もっと、百々一族に歴史にスポットライトをあてて注目されてもよいのでは?
歴史の詳細は省きますが、ひょっとすると、百田とか百瀬とか、百のつく姓、苗字のルーツは、百々がルーツになっているのではと、憶測するのです。
百々氏という名の源は、地名なのか、水の流れなのかどうか?・・・よく分かりません。
が、百島と名付けた人物は、百々一族の者ではないかとも考えます。
さらに、1548年(天文17)、京極秀綱の子として京極綱家なる人物が誕生。
この人物、近江の百々村に居を構えて、百々氏と名乗るようになりました。
京極家からも分家として、百々家へシフト。
百々綱家(越前守)なる人物、築城の名手、「穴太衆(あのうしゅう)」のような石工集団を率いていたとも言われています。

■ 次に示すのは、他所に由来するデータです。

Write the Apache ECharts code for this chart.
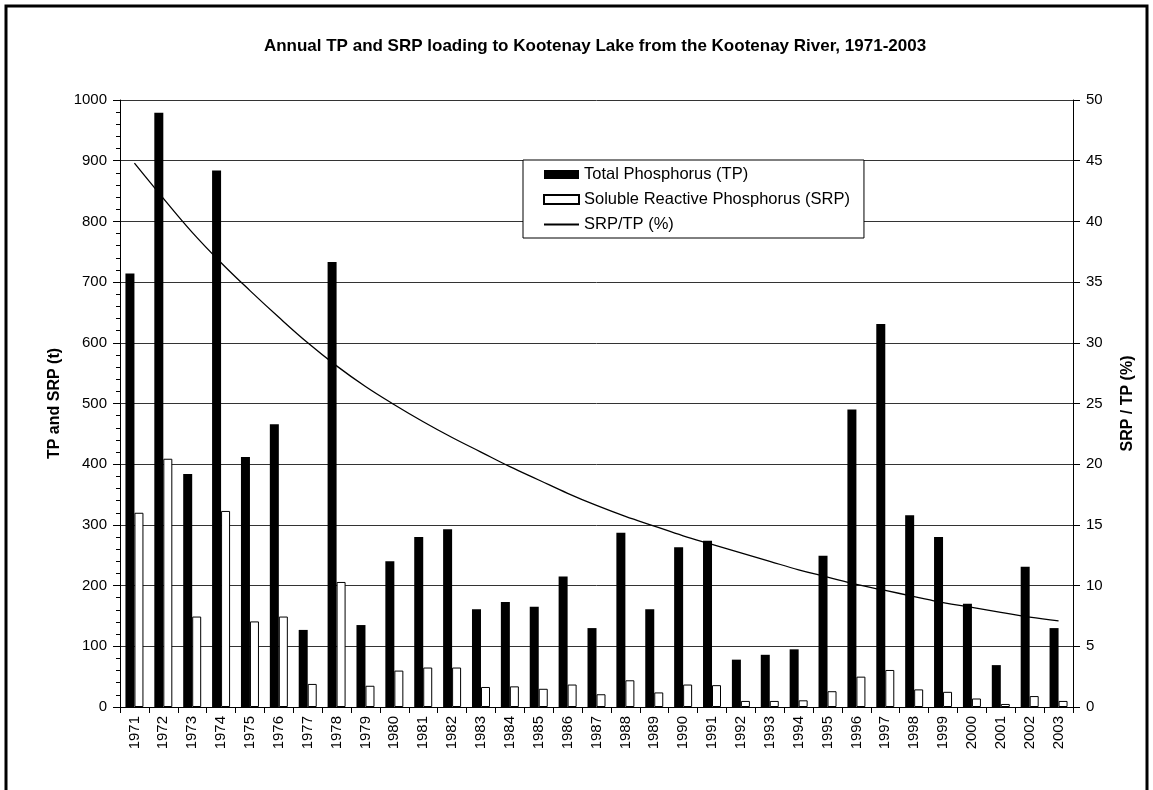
<!DOCTYPE html>
<html>
<head>
<meta charset="utf-8">
<style>
  html, body { margin: 0; padding: 0; background: #fff; }
  #chart { width: 1153px; height: 790px; }
</style>
<script src="https://cdn.jsdelivr.net/npm/echarts@6/dist/echarts.min.js"></script>
</head>
<body>
<div id="chart"></div>
<script>
// values
const years = ['1971', '1972', '1973', '1974', '1975', '1976', '1977', '1978', '1979', '1980',
  '1981', '1982', '1983', '1984', '1985', '1986', '1987', '1988', '1989', '1990',
  '1991', '1992', '1993', '1994', '1995', '1996', '1997', '1998', '1999', '2000',
  '2001', '2002', '2003']
const tpLoad = [714, 979, 384, 884, 412, 466, 127, 733, 135, 240,
  280, 293, 161, 173, 165, 215, 130, 287, 161, 263,
  274, 78, 86, 95, 249, 490, 631, 316, 280, 170,
  69, 231, 130]
const srpLoad = [320, 409, 149, 323, 141, 149, 38, 206, 35, 60,
  65, 65, 33, 34, 30, 37, 21, 44, 24, 37,
  36, 10, 10, 11, 26, 50, 61, 29, 25, 14,
  5, 18, 10]
const srpTpPct = [44.8, 41.9, 39.1, 36.6, 34.3, 32.1, 30.0, 28.1, 26.4, 24.9,
  23.5, 22.2, 21.0, 19.8, 18.7, 17.6, 16.6, 15.7, 14.9, 14.1,
  13.4, 12.7, 12.0, 11.3, 10.7, 10.1, 9.6, 9.1, 8.6, 8.2,
  7.8, 7.4, 7.1]

const FONT = '"Liberation Sans", Arial, sans-serif'
const chart = echarts.init(document.getElementById('chart'))

const option = {
  animation: false,
  backgroundColor: '#fff',
  textStyle: { fontFamily: FONT, color: '#000' },
  title: {
    text: 'Annual TP and SRP loading to Kootenay Lake from the Kootenay River, 1971-2003',
    left: 590,
    textAlign: 'center',
    top: 33,
    textStyle: { fontFamily: FONT, fontSize: 17, fontWeight: 'bold', color: '#000' },
  },
  graphic: [
    {
      type: 'rect',
      shape: { x: 6, y: 6, width: 1141, height: 820 },
      style: { fill: 'none', stroke: '#000', lineWidth: 3 },
      silent: true,
    },
  ],
  legend: {
    orient: 'vertical',
    left: 523,
    top: 160,
    padding: [6, 14, 5, 20],
    itemGap: 8,
    itemWidth: 35,
    itemHeight: 9,
    backgroundColor: '#fff',
    borderColor: '#000',
    borderWidth: 1,
    textStyle: { fontFamily: FONT, fontSize: 16.5, color: '#000' },
    data: [
      { name: 'Total Phosphorus (TP)', icon: 'rect' },
      { name: 'Soluble Reactive Phosphorus (SRP)', icon: 'rect' },
      { name: 'SRP/TP (%)', itemStyle: { opacity: 0 } },
    ],
  },
  grid: { left: 120, right: 80, top: 100, bottom: 83 },
  xAxis: {
    type: 'category',
    data: years,
    boundaryGap: true,
    axisLine: { lineStyle: { color: '#000', width: 1 } },
    axisTick: { show: true, length: 6, lineStyle: { color: '#000' } },
    axisLabel: { rotate: 90, fontSize: 15, color: '#000', margin: 9, interval: 0 },
  },
  yAxis: [
    {
      type: 'value',
      min: 0,
      max: 1000,
      interval: 100,
      name: 'TP and SRP (t)',
      nameLocation: 'middle',
      nameRotate: 90,
      nameGap: 48,
      nameTextStyle: { fontFamily: FONT, fontSize: 16, fontWeight: 'bold', color: '#000' },
      axisLine: { show: true, lineStyle: { color: '#000', width: 1 } },
      axisTick: { show: true, length: 7, lineStyle: { color: '#000' } },
      minorTick: { show: true, splitNumber: 5, length: 4, lineStyle: { color: '#000' } },
      axisLabel: { fontSize: 15, color: '#000', margin: 13, formatter: (v) => String(v) },
      splitLine: { show: true, lineStyle: { color: '#333', width: 1 } },
    },
    {
      type: 'value',
      min: 0,
      max: 50,
      interval: 5,
      position: 'right',
      name: 'SRP / TP (%)',
      nameLocation: 'middle',
      nameRotate: 90,
      nameGap: 47,
      nameTextStyle: { fontFamily: FONT, fontSize: 16, fontWeight: 'bold', color: '#000' },
      axisLine: { show: true, lineStyle: { color: '#000', width: 1 } },
      axisTick: { show: true, length: 7, lineStyle: { color: '#000' } },
      axisLabel: { fontSize: 15, color: '#000', margin: 13 },
      splitLine: { show: false },
    },
  ],
  series: [
    {
      name: 'Total Phosphorus (TP)',
      type: 'bar',
      data: tpLoad,
      barWidth: 9,
      barGap: '0%',
      itemStyle: { color: '#000' },
    },
    {
      name: 'Soluble Reactive Phosphorus (SRP)',
      type: 'bar',
      data: srpLoad,
      barWidth: 9,
      barGap: '0%',
      itemStyle: { color: '#fff', borderColor: '#000', borderWidth: 1 },
    },
    {
      name: 'SRP/TP (%)',
      type: 'line',
      yAxisIndex: 1,
      data: srpTpPct,
      symbol: 'none',
      smooth: 0.4,
      lineStyle: { color: '#000', width: 1.3 },
      itemStyle: { color: '#000' },
      z: 3,
    },
  ],
}

chart.setOption(option)
</script>
</body>
</html>
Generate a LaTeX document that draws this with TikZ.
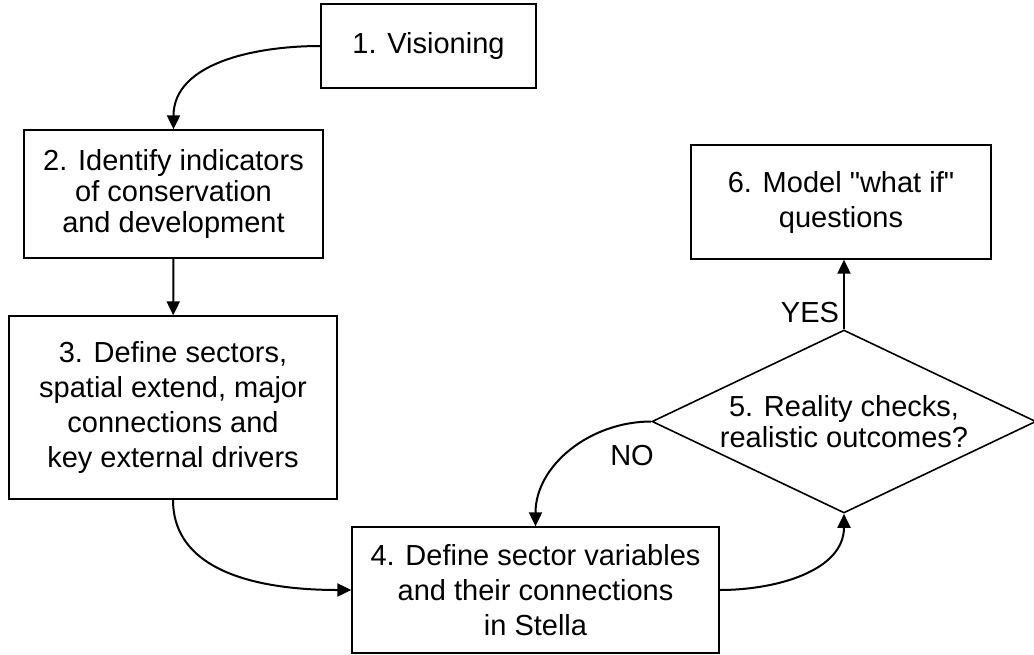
\documentclass[tikz,border=0pt]{standalone}
\usepackage{fontspec}
\setmainfont{Liberation Sans}[Ligatures=TeXOff]
\usetikzlibrary{shapes.geometric,arrows.meta}
\begin{document}
\begin{tikzpicture}[x=1pt,y=-1pt,
		stepbox/.style={draw,line width=1.3pt,align=center,inner sep=0pt,font=\fontsize{29}{35}\selectfont},
		checkbox/.style={diamond,draw,line width=1.6pt,align=center,inner sep=0pt,aspect=2.1,font=\fontsize{29}{31}\selectfont},
		flow/.style={line width=2pt,-{Triangle[length=14pt,width=13pt]}},
		answer/.style={inner sep=0pt,font=\fontsize{29}{31}\selectfont}]
	\useasboundingbox (0,0) rectangle (1034,654);
	\node[stepbox,minimum width=215pt,minimum height=84pt] (vision) at (428.5,46) {1. Visioning};
	\node[stepbox,minimum width=299pt,minimum height=128pt,font=\fontsize{29}{31}\selectfont] (indic) at (173.5,194) {2. Identify indicators\\of conservation\\and development};
	\node[stepbox,minimum width=328pt,minimum height=183pt] (sectors) at (173,407.5) {3. Define sectors,\\spatial extend, major\\connections and\\key external drivers};
	\node[stepbox,minimum width=367pt,minimum height=126pt] (vars) at (535.5,590) {4. Define sector variables\\and their connections\\in Stella};
	\node[checkbox,minimum width=384pt,minimum height=183pt] (check) at (844,421.5) {5. Reality checks,\\realistic outcomes?};
	\node[stepbox,minimum width=300pt,minimum height=114pt] (model) at (841,202) {6. Model "what if"\\questions};
	\draw[flow] (vision.west) to[out=180,in=90] (indic.north);
	\draw[flow] (indic) -- (sectors);
	\draw[flow] (sectors.south) to[out=-90,in=180] (vars.west);
	\draw[flow] (vars.east) to[out=0,in=-90] (check.south);
	\draw[flow] (check.west) to[out=180,in=90] (vars.north);
	\draw[flow] (check.north) -- (check.north |- model.south);
	\node[answer] (yes) at (810,313) {YES};
	\node[answer] (no) at (632,456) {NO};
\end{tikzpicture}
\end{document}
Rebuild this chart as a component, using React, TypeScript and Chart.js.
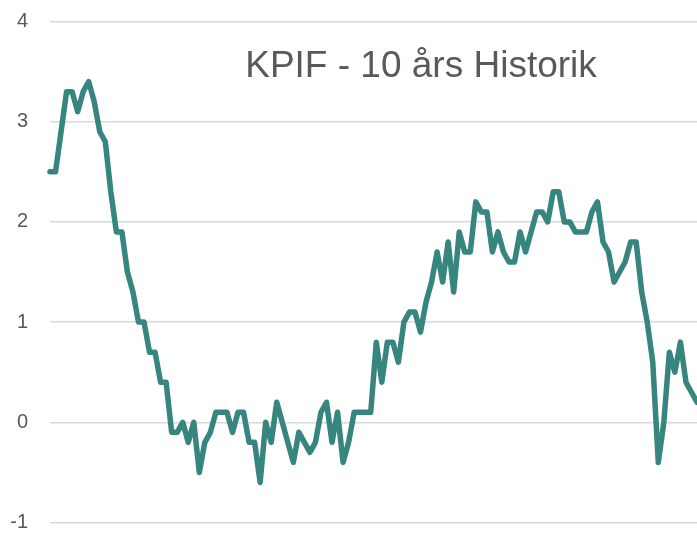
import React, { useEffect, useRef } from "react";
import { Chart, registerables } from "chart.js";

Chart.register(...registerables);

const TITLE = "KPIF - 10 års Historik";

const kpifValues: number[] = [
  2.5, 2.5, 2.9, 3.3, 3.3, 3.1, 3.3, 3.4, 3.2, 2.9,
  2.8, 2.3, 1.9, 1.9, 1.5, 1.3, 1.0, 1.0, 0.7, 0.7,
  0.4, 0.4, -0.1, -0.1, 0.0, -0.2, 0.0, -0.5, -0.2, -0.1,
  0.1, 0.1, 0.1, -0.1, 0.1, 0.1, -0.2, -0.2, -0.6, 0.0,
  -0.2, 0.2, 0.0, -0.2, -0.4, -0.1, -0.2, -0.3, -0.2, 0.1,
  0.2, -0.2, 0.1, -0.4, -0.2, 0.1, 0.1, 0.1, 0.1, 0.8,
  0.4, 0.8, 0.8, 0.6, 1.0, 1.1, 1.1, 0.9, 1.2, 1.4,
  1.7, 1.4, 1.8, 1.3, 1.9, 1.7, 1.7, 2.2, 2.1, 2.1,
  1.7, 1.9, 1.7, 1.6, 1.6, 1.9, 1.7, 1.9, 2.1, 2.1,
  2.0, 2.3, 2.3, 2.0, 2.0, 1.9, 1.9, 1.9, 2.1, 2.2,
  1.8, 1.7, 1.4, 1.5, 1.6, 1.8, 1.8, 1.3, 1.0, 0.6,
  -0.4, 0.0, 0.7, 0.5, 0.8, 0.4, 0.3, 0.2,
];

const monthLabels: string[] = kpifValues.map((_, i) => `M${i + 1}`);

const yTicks: number[] = [-1, 0, 1, 2, 3, 4];

const titlePlugin = {
  id: "innerTitle",
  afterDraw(chart: any) {
    const { ctx } = chart;
    ctx.save();
    ctx.font = '37px "Liberation Sans", Arial, sans-serif';
    ctx.fillStyle = "#595959";
    ctx.textAlign = "center";
    ctx.textBaseline = "alphabetic";
    ctx.fillText(TITLE, 421, 77);
    ctx.restore();
  },
};

export default function App() {
  const canvasRef = useRef<HTMLCanvasElement | null>(null);

  useEffect(() => {
    document.body.style.margin = "0";
    const canvas = canvasRef.current;
    if (!canvas) return;
    const chart = new Chart(canvas, {
      type: "line",
      data: {
        labels: monthLabels,
        datasets: [
          {
            label: "KPIF",
            data: kpifValues,
            borderColor: "#37857F",
            borderWidth: 5.5,
            pointRadius: 0,
            tension: 0,
            borderJoinStyle: "round",
            borderCapStyle: "round",
            fill: false,
            clip: false as any,
          },
        ],
      },
      options: {
        animation: false,
        responsive: false,
        maintainAspectRatio: false,
        layout: { padding: { top: 21.5, bottom: 10.5, left: 0, right: 0 } },
        plugins: {
          legend: { display: false },
          title: { display: false },
          tooltip: { enabled: false },
        },
        scales: {
          x: {
            type: "category",
            display: false,
            offset: false,
          },
          y: {
            min: -1,
            max: 4,
            afterBuildTicks(scale: any) {
              scale.ticks = yTicks.map((v) => ({ value: v }));
            },
            afterFit(scale: any) {
              scale.width = 50;
              scale.paddingTop = 0;
              scale.paddingBottom = 0;
            },
            border: { display: false },
            grid: {
              color: "#d9d9d9",
              lineWidth: 1.5,
              drawTicks: false,
            },
            ticks: {
              padding: 22,
              color: "#595959",
              font: { family: '"Liberation Sans", Arial, sans-serif', size: 20 },
            },
          },
        },
      },
      plugins: [titlePlugin],
    });
    return () => chart.destroy();
  }, []);

  return (
    <div style={{ width: 697, height: 533, position: "relative", background: "#fff" }}>
      <canvas ref={canvasRef} width={697} height={533} style={{ display: "block" }} />
    </div>
  );
}
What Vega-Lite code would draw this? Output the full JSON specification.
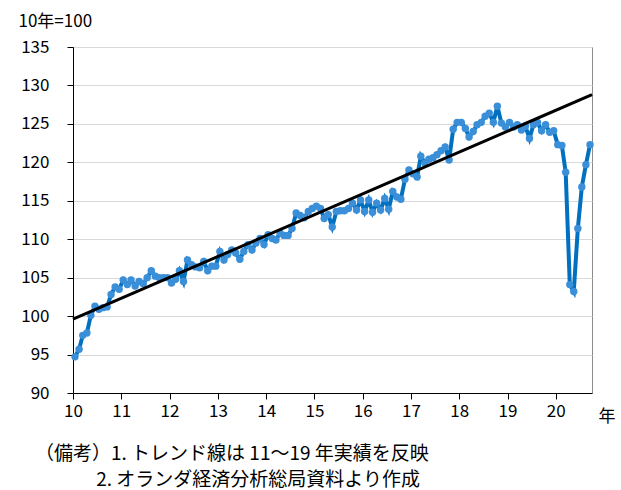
{
  "$schema": "https://vega.github.io/schema/vega-lite/v6.json",
  "width": 519,
  "height": 346,
  "autosize": "none",
  "padding": {"left": 73, "top": 47, "right": 29, "bottom": 97},
  "background": "white",
  "config": {
    "font": "Noto Sans CJK JP",
    "view": {"stroke": "#8c8c8c", "strokeWidth": 1}
  },
  "title": {
    "text": ["（備考）1. トレンド線は 11～19 年実績を反映", "\u200b\u3000\u3000\u3000 2. オランダ経済分析総局資料より作成"],
    "orient": "bottom",
    "anchor": "start",
    "frame": "group",
    "align": "left",
    "dx": -38,
    "offset": 21,
    "fontSize": 19,
    "fontWeight": "normal",
    "lineHeight": 26,
    "color": "#000000",
    "font": "Noto Sans CJK JP"
  },
  "datasets": {
    "series": [
      {"date": "2010-01-16", "v": 94.7}, {"date": "2010-02-16", "v": 95.7}, {"date": "2010-03-16", "v": 97.5}, {"date": "2010-04-16", "v": 97.8},
      {"date": "2010-05-16", "v": 100.1}, {"date": "2010-06-16", "v": 101.3}, {"date": "2010-07-16", "v": 100.9}, {"date": "2010-08-16", "v": 101.1},
      {"date": "2010-09-16", "v": 101.2}, {"date": "2010-10-16", "v": 102.8}, {"date": "2010-11-16", "v": 103.8}, {"date": "2010-12-16", "v": 103.5},
      {"date": "2011-01-16", "v": 104.7}, {"date": "2011-02-16", "v": 104.1}, {"date": "2011-03-16", "v": 104.7}, {"date": "2011-04-16", "v": 103.9},
      {"date": "2011-05-16", "v": 104.5}, {"date": "2011-06-16", "v": 104.2}, {"date": "2011-07-16", "v": 105.0}, {"date": "2011-08-16", "v": 105.9},
      {"date": "2011-09-16", "v": 105.2}, {"date": "2011-10-16", "v": 105.0}, {"date": "2011-11-16", "v": 105.0}, {"date": "2011-12-16", "v": 105.0},
      {"date": "2012-01-16", "v": 104.3}, {"date": "2012-02-16", "v": 104.8}, {"date": "2012-03-16", "v": 105.9}, {"date": "2012-04-16", "v": 104.5},
      {"date": "2012-05-16", "v": 107.3}, {"date": "2012-06-16", "v": 106.7}, {"date": "2012-07-16", "v": 106.4}, {"date": "2012-08-16", "v": 106.3},
      {"date": "2012-09-16", "v": 107.1}, {"date": "2012-10-16", "v": 105.9}, {"date": "2012-11-16", "v": 106.5}, {"date": "2012-12-16", "v": 106.5},
      {"date": "2013-01-16", "v": 108.4}, {"date": "2013-02-16", "v": 107.3}, {"date": "2013-03-16", "v": 108.0}, {"date": "2013-04-16", "v": 108.6},
      {"date": "2013-05-16", "v": 108.2}, {"date": "2013-06-16", "v": 107.4}, {"date": "2013-07-16", "v": 108.4}, {"date": "2013-08-16", "v": 109.3},
      {"date": "2013-09-16", "v": 108.6}, {"date": "2013-10-16", "v": 109.5}, {"date": "2013-11-16", "v": 110.1}, {"date": "2013-12-16", "v": 109.3},
      {"date": "2014-01-16", "v": 110.6}, {"date": "2014-02-16", "v": 110.1}, {"date": "2014-03-16", "v": 109.9}, {"date": "2014-04-16", "v": 110.8},
      {"date": "2014-05-16", "v": 110.5}, {"date": "2014-06-16", "v": 110.5}, {"date": "2014-07-16", "v": 111.4}, {"date": "2014-08-16", "v": 113.4},
      {"date": "2014-09-16", "v": 113.1}, {"date": "2014-10-16", "v": 112.8}, {"date": "2014-11-16", "v": 113.6}, {"date": "2014-12-16", "v": 114.0},
      {"date": "2015-01-16", "v": 114.3}, {"date": "2015-02-16", "v": 114.0}, {"date": "2015-03-16", "v": 112.7}, {"date": "2015-04-16", "v": 113.2},
      {"date": "2015-05-16", "v": 111.6}, {"date": "2015-06-16", "v": 113.6}, {"date": "2015-07-16", "v": 113.7}, {"date": "2015-08-16", "v": 113.7},
      {"date": "2015-09-16", "v": 114.0}, {"date": "2015-10-16", "v": 114.7}, {"date": "2015-11-16", "v": 113.8}, {"date": "2015-12-16", "v": 115.1},
      {"date": "2016-01-16", "v": 113.6}, {"date": "2016-02-16", "v": 115.1}, {"date": "2016-03-16", "v": 113.5}, {"date": "2016-04-16", "v": 114.7},
      {"date": "2016-05-16", "v": 113.8}, {"date": "2016-06-16", "v": 115.3}, {"date": "2016-07-16", "v": 113.9}, {"date": "2016-08-16", "v": 116.2},
      {"date": "2016-09-16", "v": 115.5}, {"date": "2016-10-16", "v": 115.2}, {"date": "2016-11-16", "v": 117.8}, {"date": "2016-12-16", "v": 119.0},
      {"date": "2017-01-16", "v": 118.5}, {"date": "2017-02-16", "v": 118.1}, {"date": "2017-03-16", "v": 120.8}, {"date": "2017-04-16", "v": 119.9},
      {"date": "2017-05-16", "v": 120.4}, {"date": "2017-06-16", "v": 120.6}, {"date": "2017-07-16", "v": 121.0}, {"date": "2017-08-16", "v": 121.5},
      {"date": "2017-09-16", "v": 122.0}, {"date": "2017-10-16", "v": 120.3}, {"date": "2017-11-16", "v": 124.3}, {"date": "2017-12-16", "v": 125.2},
      {"date": "2018-01-16", "v": 125.2}, {"date": "2018-02-16", "v": 124.4}, {"date": "2018-03-16", "v": 123.3}, {"date": "2018-04-16", "v": 124.0},
      {"date": "2018-05-16", "v": 124.9}, {"date": "2018-06-16", "v": 125.2}, {"date": "2018-07-16", "v": 126.0}, {"date": "2018-08-16", "v": 126.4},
      {"date": "2018-09-16", "v": 125.2}, {"date": "2018-10-16", "v": 127.3}, {"date": "2018-11-16", "v": 125.1}, {"date": "2018-12-16", "v": 124.6},
      {"date": "2019-01-16", "v": 125.2}, {"date": "2019-02-16", "v": 124.6}, {"date": "2019-03-16", "v": 124.9}, {"date": "2019-04-16", "v": 124.2},
      {"date": "2019-05-16", "v": 124.7}, {"date": "2019-06-16", "v": 123.1}, {"date": "2019-07-16", "v": 124.9}, {"date": "2019-08-16", "v": 125.2},
      {"date": "2019-09-16", "v": 124.1}, {"date": "2019-10-16", "v": 124.9}, {"date": "2019-11-16", "v": 123.9}, {"date": "2019-12-16", "v": 124.1},
      {"date": "2020-01-16", "v": 122.3}, {"date": "2020-02-16", "v": 122.2}, {"date": "2020-03-16", "v": 118.7}, {"date": "2020-04-16", "v": 104.1},
      {"date": "2020-05-16", "v": 103.2}, {"date": "2020-06-16", "v": 111.4}, {"date": "2020-07-16", "v": 116.8}, {"date": "2020-08-16", "v": 119.7},
      {"date": "2020-09-16", "v": 122.3}
    ],
    "trend": [
      {"date": "2010-01-01", "v": 99.6},
      {"date": "2020-10-01", "v": 128.8}
    ]
  },
  "encoding": {
    "x": {
      "field": "date",
      "type": "temporal",
      "scale": {
        "type": "utc",
        "nice": false,
        "domain": [
          {"year": 2010, "month": 1, "date": 1, "utc": true},
          {"year": 2020, "month": 10, "date": 1, "utc": true}
        ]
      },
      "axis": {
        "title": "年",
        "titleAngle": 0,
        "titleX": 525,
        "titleY": 28,
        "titleAlign": "left",
        "titleBaseline": "alphabetic",
        "titleFontSize": 17,
        "titleFontWeight": "normal",
        "titleColor": "#000000",
        "format": "%y",
        "tickCount": {"interval": "year", "step": 1},
        "grid": false,
        "domainColor": "#000000",
        "domainWidth": 1,
        "tickColor": "#000000",
        "tickSize": 6,
        "labelFontSize": 17,
        "labelColor": "#000000",
        "labelPadding": 4,
        "labelFlush": false,
        "labelOverlap": false
      }
    },
    "y": {
      "field": "v",
      "type": "quantitative",
      "scale": {"domain": [90, 135], "nice": false, "zero": false},
      "axis": {
        "title": "10年=100",
        "titleAngle": 0,
        "titleX": -55,
        "titleY": -21,
        "titleAlign": "left",
        "titleBaseline": "alphabetic",
        "titleFontSize": 17,
        "titleFontWeight": "normal",
        "titleColor": "#000000",
        "values": [90, 95, 100, 105, 110, 115, 120, 125, 130, 135],
        "grid": true,
        "gridColor": "#d9d9d9",
        "gridWidth": 1,
        "domainColor": "#000000",
        "domainWidth": 1,
        "tickColor": "#000000",
        "tickSize": 6,
        "labelFontSize": 17,
        "labelColor": "#000000",
        "labelPadding": 18
      }
    }
  },
  "layer": [
    {
      "data": {"name": "series"},
      "mark": {"type": "line", "color": "#0070c0", "strokeWidth": 4}
    },
    {
      "data": {"name": "series"},
      "mark": {"type": "point", "filled": true, "size": 55, "color": "#3a8fd8", "opacity": 1}
    },
    {
      "data": {"name": "trend"},
      "mark": {"type": "line", "color": "#000000", "strokeWidth": 3}
    }
  ]
}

(「穴太衆(あのうしゅう)」のルーツは、6~7世紀頃、百済からの渡来人とも言われ、室町時代には近江の国で石組み技術に卓越していた石工集団の事。)
この百々越前守なる人物、織田信長から徳川家康の時代まで尋常ではない生き様です。
サバイバルのような不思議な生涯に感心します。
百々越前守、朝鮮出兵にも加わったとのこと。
(朝鮮出兵には、百島の村上高吉も小早川家臣として出兵。)
最後は山内一豊の家臣として、土佐に移り住んでいます。
高知には、越前町という地名が残っているとのこと。
因みに幕末の土佐藩参政吉田東洋は、百々越前守の子孫となります。
余談ですが、時代を遡れば、足利軍が、新田義貞を討つために越前まで河野水軍を使ったとのことで、その子孫は越前に移り住んだとのこと、実際、「河野村(現、南越前町)」というのが実在します。
つまり、室町時代初期には、近江(琵琶湖)の東国、北國への重要な関所には、すでに伊予の国の河野水軍を配置していたのではないかと考えるのです。
わが故郷、百島は、伊予の国から、備後の国へ抜ける最前線の地でもありました。
子供の頃、百島の十文字山の頂上の岩の中に、仏像があったということで、その仏像を調べると、滋賀県に関係があったということでした。
北近江には、百済寺があります。
百島の百は、百済の百とも関係があるんだとも聞いた記憶もあります。
当時、百々一族のことを知っておれば・・・という想いもあります。
この百々一族のルーツは瀬戸内海、興味深い百々の物語です。